Eastwood’s latest directorial effort casts Tom Hanks as the pilot who trusted his gut to save US Airways Flight 1549 from crashing.
We learn through the film that Sully wasn’t an instant hero to NTSB investigators. They suspected Sully could have landed the damaged plane safely on a nearby landing strip.
Did the media get the story wrong (again)?
“If [the inspectors] found any tidbit at all, and most NTSB reports do … his career would have gone up in smoke,” he says.
The film captures Sully’s fears following the spectacular water landing. We learn about his close ties to his wife (Laura Linney) and how his co-pilot (Aaron Eckhart) supported him during the arduous investigation.
Let the Tears Fall
Who can forget the faces of the relieved passengers from that flight? Americans cried along with them as they shared how close they came to never seeing their families again.

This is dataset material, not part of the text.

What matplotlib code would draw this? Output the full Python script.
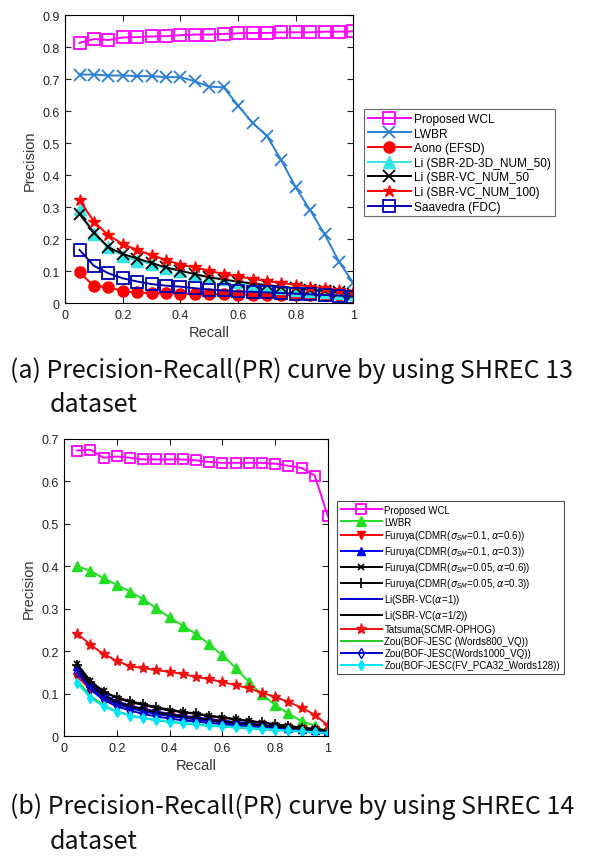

Komarnicki says the tears started to flow on only the second day of shooting on “Sully.”
It helps to have this generation’s Jimmy Stewart playing one of the 21st century’s unabashed heroes.
The two-time Oscar winner was shooting a sequence in which he imagined a very different outcome to that fateful day. Sully’s plane headed straight into a New York City skyscraper, not the nearby waters.
“[Hanks] was so deep into Sully [already],” Komarnicki recalls, that several crew members wept while watching Hanks’ stricken face.
Respect the Writer
Eastwood attached himself to the project after reading Komarnicki’s script. Other screen icons might have massaged the screenplay or hired new writers to reshape it.
“He only asked me to do a tiny bit of rewriting,” Komanicki says. “The experience was so unique, to be a writer whose words aren’t changed … [the actors] always got the lines right.”
“He really is a straight shooter,” he adds of Eastwood.
FAST FACT: “Sully’s” original title was “Above and Beyond.”
The “Sully” scribe says Eastwood wanted the movie to show Sully’s integrity as well as the story’s human element. To Eastwood, it’s an overdue man vs. machine fable.
“We live in an age now where it’s all digital. No one questions numbers,” the screenwriter says.
“Sully” features more than the main character’s heroics. We see New York’s first responders rise to the occasion.
That spoke to Komarnicki.
“When we all pull in the same direction, when we think about each other before thinking about ourselves, we’re an amazing country,” he says.
“Sully” shows “there’s a hero inside everyone,” he adds, something as simple as reading to your child at bedtime.
“I want people to leave the theater and say, ‘what’s my Sully moment?’” he says.